Wednesday, 24 June 2026

Read — 5 min · morning and night

You used to see the whole shape at once — the business model, the revenue target, the vision doc with the three-year milestones all laid out in neat rows. And somewhere between seeing it and starting it, the ground would go soft under your feet. Not because the plan was bad. Because the distance was so far you could not feel your own legs anymore.

The freeze was not laziness. It was the vertigo of standing at the bottom of a staircase you could see all the way to the top of, counting the steps, doing the math on how long it would take, and then the counting itself becoming the thing that pinned you in place. You knew what needed doing. You could not move toward it. The knowing and the moving were somehow different operations, and only one of them was working.

What has changed is not the ambition. The horizon is still there — the pilot with the children, the room in Delhi taking shape, the work that will outlast the work. But the way you are walking toward it has shifted. You are not trying to see the whole distance anymore. You are just finding the next small step. And then taking it. And then finding the next one.

This morning, the small step is opening the file. Not writing the whole module. Not solving the entire problem. Just opening the file and looking at the last line you wrote and asking what comes after it. That is the step. The whole project does not need to be visible from here. The next sentence needs to be visible. That is enough.

Yesterday the step was different. It was sending the one message you had been avoiding. Not clearing the inbox. Not fixing the whole communication breakdown. Just the one message. Forty words. You wrote it. You sent it. The step was taken. Today the step is something else. Tomorrow it will be something else again. The steps do not add up to a plan you can see from here. They add up to movement. And movement in the right direction, repeated, is how distance gets crossed.

You are not pretending the whole distance does not exist. You know it is there. You know the pilot needs a dozen things to come together. You know the business needs tending. You know the inner work does not finish, it just deepens. But you are not trying to hold all of it in your head at the same time anymore. You are holding the next step. The rest can wait in the periphery. It is still there. You are just not letting it freeze you.
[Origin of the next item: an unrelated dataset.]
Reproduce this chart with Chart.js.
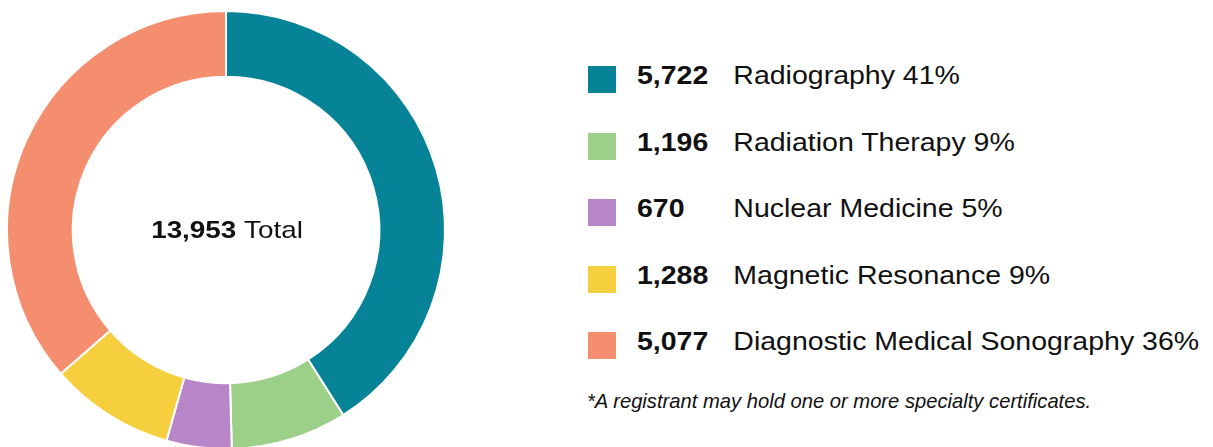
<!DOCTYPE html>
<html>
<head>
<meta charset="utf-8">
<script src="https://cdn.jsdelivr.net/npm/chart.js@4.4.0/dist/chart.umd.min.js"></script>
<style>
  html, body { margin: 0; padding: 0; background: #fff; overflow: hidden; }
  body { width: 1213px; height: 447px; position: relative; font-family: "Liberation Sans", Arial, sans-serif; color: #111; }
  #donut { position: absolute; left: 0; top: 0; }
  .row { position: absolute; left: 588px; height: 28px; }
  .sw { position: absolute; left: 0; top: 0; width: 28px; height: 27px; }
  .txt { position: absolute; left: 49px; top: -6px; font-size: 25px; line-height: 30px; white-space: nowrap; transform: scaleX(1.14); transform-origin: left center; }
  .num { font-weight: bold; display: inline-block; width: 84.5px; }
  #note { position: absolute; left: 587px; top: 390px; font-size: 20.2px; font-style: italic; white-space: nowrap; color: #111; }
</style>
</head>
<body>
<canvas id="donut" width="452" height="460"></canvas>
<div id="legend"></div>
<div id="note">*A registrant may hold one or more specialty certificates.</div>
<script>
var labels = ['Radiography', 'Radiation Therapy', 'Nuclear Medicine', 'Magnetic Resonance', 'Diagnostic Medical Sonography'];
var counts = [5722, 1196, 670, 1288, 5077];
var percents = [41, 9, 5, 9, 36];
var colors = ['#078397', '#9ccf87', '#b886c8', '#f6cf3f', '#f58e6f'];
var totalLabel = '13,953';

// legend rows
var legend = document.getElementById('legend');
labels.forEach(function (name, i) {
    var row = document.createElement('div');
    row.className = 'row';
    row.style.top = (66 + i * 66.6) + 'px';
    row.innerHTML = '<div class="sw" style="background:' + colors[i] + '"></div>' +
        '<div class="txt"><span class="num">' + counts[i].toLocaleString('en-US') + '</span>' +
        name + ' ' + percents[i] + '%</div>';
    legend.appendChild(row);
});

// text in the hole
var centerText = {
    id: 'centerText',
    afterDraw: function (chart) {
        var arc = chart.getDatasetMeta(0).data[0];
        var ctx = chart.ctx;
        ctx.save();
        ctx.translate(arc.x + 1, arc.y);
        ctx.scale(1.16, 1);
        ctx.textBaseline = 'middle';
        ctx.fillStyle = '#111';
        ctx.font = 'bold 24px "Liberation Sans", Arial, sans-serif';
        var a = totalLabel + ' ';
        var wa = ctx.measureText(a).width;
        ctx.font = '24px "Liberation Sans", Arial, sans-serif';
        var wb = ctx.measureText('Total').width;
        var x0 = -(wa + wb) / 2;
        ctx.font = 'bold 24px "Liberation Sans", Arial, sans-serif';
        ctx.textAlign = 'left';
        ctx.fillText(a, x0, 1);
        ctx.font = '24px "Liberation Sans", Arial, sans-serif';
        ctx.fillText('Total', x0 + wa, 1);
        ctx.restore();
    }
};

new Chart(document.getElementById('donut').getContext('2d'), {
    type: 'doughnut',
    data: {
        labels: labels,
        datasets: [{
            data: counts,
            backgroundColor: colors,
            borderColor: '#ffffff',
            borderWidth: 2,
            hoverOffset: 0
        }]
    },
    options: {
        responsive: false,
        animation: false,
        cutout: '70%',
        layout: { padding: { left: 6, right: 6, top: 10, bottom: 10 } },
        plugins: {
            legend: { display: false },
            tooltip: { enabled: false }
        }
    },
    plugins: [centerText]
});
</script>
</body>
</html>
The relief is in the smallness. The step is small enough that you can see it clearly. Small enough that it does not trigger the old vertigo. Small enough that you can take it today, right now, without needing three other things to happen first. The step does not require perfect conditions. It does not require clarity on the whole path. It just requires this: the willingness to move from here to the next visible place.
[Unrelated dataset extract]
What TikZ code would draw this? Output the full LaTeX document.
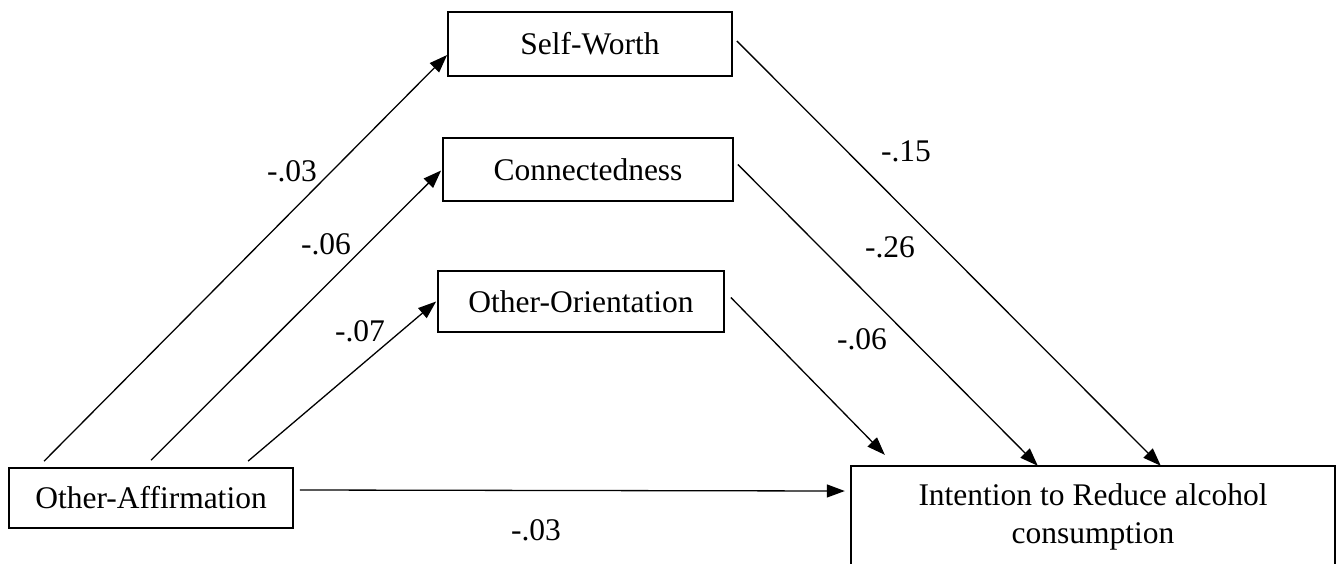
\documentclass[tikz,border=0pt]{standalone}
\usepackage{fontspec}
\setmainfont{Liberation Serif}
\usetikzlibrary{arrows.meta}
\tikzset{
  box/.style={draw, line width=1.8pt, inner sep=0pt, font=\fontsize{31.5}{38}\selectfont},
  lbl/.style={inner sep=0pt, font=\fontsize{31.5}{38}\selectfont},
  arr/.style={line width=1.3pt, -{Triangle[length=18pt,width=13pt]}},
  plain/.style={line width=1.3pt}
}
\begin{document}
\begin{tikzpicture}[x=1pt,y=-1pt]
\useasboundingbox (0,0) rectangle (1343,563);
% boxes
\node[box, minimum width=284pt, minimum height=64pt] (sw) at (590,44) {Self-Worth};
\node[box, minimum width=290pt, minimum height=63pt] (cn) at (588,169.5) {Connectedness};
\node[box, minimum width=286pt, minimum height=61pt] (oo) at (581,301.5) {Other-Orientation};
\node[box, minimum width=284pt, minimum height=60pt] (oa) at (151,498) {Other-Affirmation};
\node[lbl, minimum width=484pt, minimum height=102pt, align=center] (int) at (1093,517) {Intention to Reduce alcohol\\consumption};
\draw[line width=1.8pt] ([yshift=-80pt]int.south west) -- (int.north west) -- (int.north east) -- ([yshift=-80pt]int.south east);
% left arrows
\draw[arr] ([xshift=36pt,yshift=6pt]oa.north west) -- ([yshift=-11pt]sw.west);
\draw[arr] ([xshift=143pt,yshift=7pt]oa.north west) -- ([xshift=-1pt,yshift=-1pt]cn.west);
\draw[arr] ([xshift=240pt,yshift=6pt]oa.north west) -- ([xshift=-1pt]oo.west);
% right arrows
\draw[arr] ([xshift=4pt,yshift=3pt]sw.east) -- ([xshift=310pt]int.north west);
\draw[arr] ([xshift=4pt,yshift=5pt]cn.east) -- ([xshift=187pt]int.north west);
\draw[arr] ([xshift=6pt,yshift=4pt]oo.east) -- ([xshift=34pt,yshift=11pt]int.north west);
% direct
\draw[arr] ([xshift=6pt,yshift=8pt]oa.east) -- ([xshift=-6pt,yshift=26pt]int.west);
% labels
\node[lbl] (l1) at (292,171) {-.03};
\node[lbl] (l2) at (326,244) {-.06};
\node[lbl] (l3) at (360,331) {-.07};
\node[lbl] (l4) at (906,151) {-.15};
\node[lbl] (l5) at (890,247) {-.26};
\node[lbl] (l6) at (862,339) {-.06};
\node[lbl] (l7) at (536,530) {-.03};
\end{tikzpicture}
\end{document}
You used to think that not seeing the whole plan meant you were not ready. That real builders had the whole thing mapped before they started. But you are learning that the map is not the territory and the territory does not reveal itself all at once. It reveals itself one step at a time. You take the step. The next step becomes visible. You take that one. The path is made by walking it, not by seeing it in advance.
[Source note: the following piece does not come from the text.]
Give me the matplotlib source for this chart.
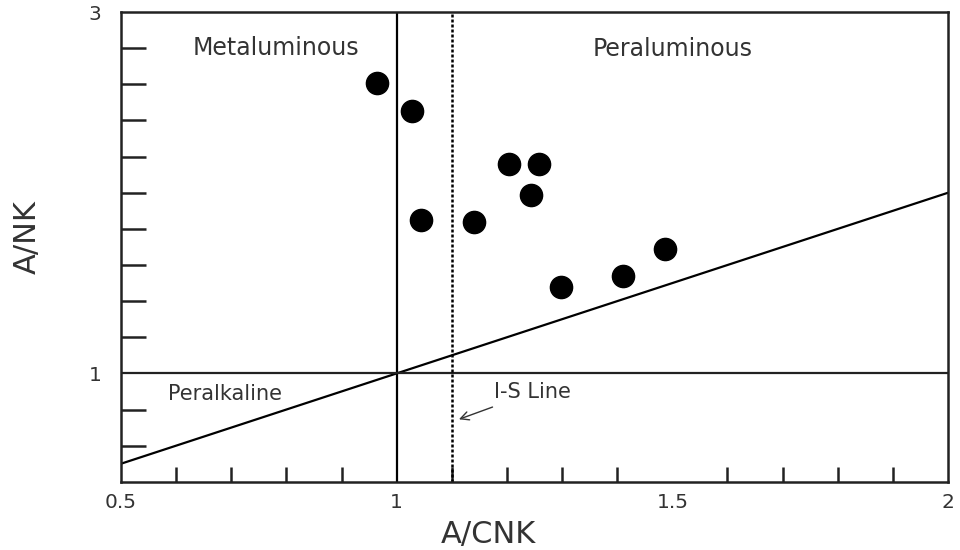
import matplotlib
matplotlib.use("Agg")
import matplotlib.pyplot as plt
import numpy as np

plt.rcParams['font.family'] = ['DejaVu Sans']

# Data (A/CNK, A/NK)
acnk = [0.965, 1.027, 1.045, 1.141, 1.204, 1.258, 1.244, 1.298, 1.411, 1.487]
ank = [2.61, 2.45, 1.85, 1.84, 2.16, 2.16, 1.99, 1.48, 1.54, 1.69]

x_ticks = [0.5, 1.0, 1.5, 2.0]
x_tick_labels = ["0.5", "1", "1.5", "2"]
y_ticks = [1, 3]
y_tick_labels = ["1", "3"]
boundary_x = [0.5, 2.0]  # A/NK = A/CNK line
is_line_x = 1.1

fig = plt.figure(figsize=(9.6, 5.5), dpi=100)
ax = fig.add_axes([0.126, 0.124, 0.8615, 0.854])

ax.set_xlim(0.5, 2.0)
ax.set_ylim(0.4, 3.0)

# Boundary lines
ax.plot(boundary_x, boundary_x, color='black', lw=1.6)
ax.axvline(1.0, color='black', lw=1.6)
ax.axhline(1.0, color='#222222', lw=1.6)
ax.axvline(is_line_x, color='black', lw=1.8, linestyle=(0, (1.2, 0.8)))

ax.plot(acnk, ank, 'o', color='black', markersize=16, zorder=5)

# Ticks
ax.set_xticks(x_ticks)
ax.set_xticklabels(x_tick_labels)
ax.set_xticks(np.arange(0.6, 2.0, 0.1), minor=True)
ax.set_yticks(y_ticks)
ax.set_yticklabels(y_tick_labels)
ax.set_yticks([0.6, 0.8, 1.2, 1.4, 1.6, 1.8, 2.0, 2.2, 2.4, 2.6, 2.8], minor=True)
ax.tick_params(axis='both', which='both', direction='in', width=1.8, color='#222222',
               labelcolor='#333333', labelsize=14.5)
ax.tick_params(axis='x', which='major', length=0, pad=8)
ax.tick_params(axis='x', which='minor', length=11)
ax.tick_params(axis='y', which='major', length=0, pad=14)
ax.tick_params(axis='y', which='minor', length=18)
ax.tick_params(top=False, right=False)

for s in ax.spines.values():
    s.set_linewidth(1.8)
    s.set_color('#222222')

ax.set_xlabel("A/CNK", fontsize=22, color='#333333', va='center')
ax.xaxis.set_label_coords(0.444, -0.113)
ax.set_ylabel("A/NK", fontsize=22, color='#333333', va='center')
ax.yaxis.set_label_coords(-0.113, 0.522)

# Region labels
ax.text(0.781, 2.80, "Metaluminous", fontsize=17, color='#333333', ha='center', va='center')
ax.text(1.50, 2.795, "Peraluminous", fontsize=17, color='#333333', ha='center', va='center')
ax.text(0.689, 0.885, "Peralkaline", fontsize=15, color='#333333', ha='center', va='center')
ax.annotate("I-S Line", xy=(1.113, 0.746), xytext=(1.247, 0.895),
            fontsize=15, color='#333333', ha='center', va='center',
            arrowprops=dict(arrowstyle='->', color='#333333', lw=1.0,
                            shrinkA=4, shrinkB=0))

fig.savefig("out.png", dpi=100)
The step today might be small enough that no one else would call it progress. It might be three lines of code. It might be one decision that took five minutes. It might be the act of not checking your phone for the first hour of the morning so the work can happen in silence. Small enough that it does not look like much from the outside. But you know what it is. It is the thing that keeps you moving. It is the difference between frozen and walking.

The consistency is the thing now. Not the heroic sprint. Not the all-nighter that solves everything. Just the steady showing up, the daily small step, the knowledge that doing the next right thing today and then again tomorrow is how things actually get built. You have built enough by now to know this is true. The systems that earn while you sleep were not built in one session. They were built in a hundred small sessions. The body that walks under weight again did not come back in one walk. It came back because you kept walking.

The next step does not need to be brilliant. It does not need to be the perfect step. It just needs to be the next one. And you can see it from here. That is the gratitude this morning. Not that the whole path is clear. That the next step is clear. That you do not need to see further than that. That the fog is allowed to be there and you can still move.

You will take the step today. Tomorrow there will be another. The distance will not feel shorter. But you will be further. And that is how it works. The relief is not in arriving. The relief is in knowing you do not have to arrive today. You just have to take the step.

The whole distance can wait. The next step cannot. That is where you are. That is what this morning is for.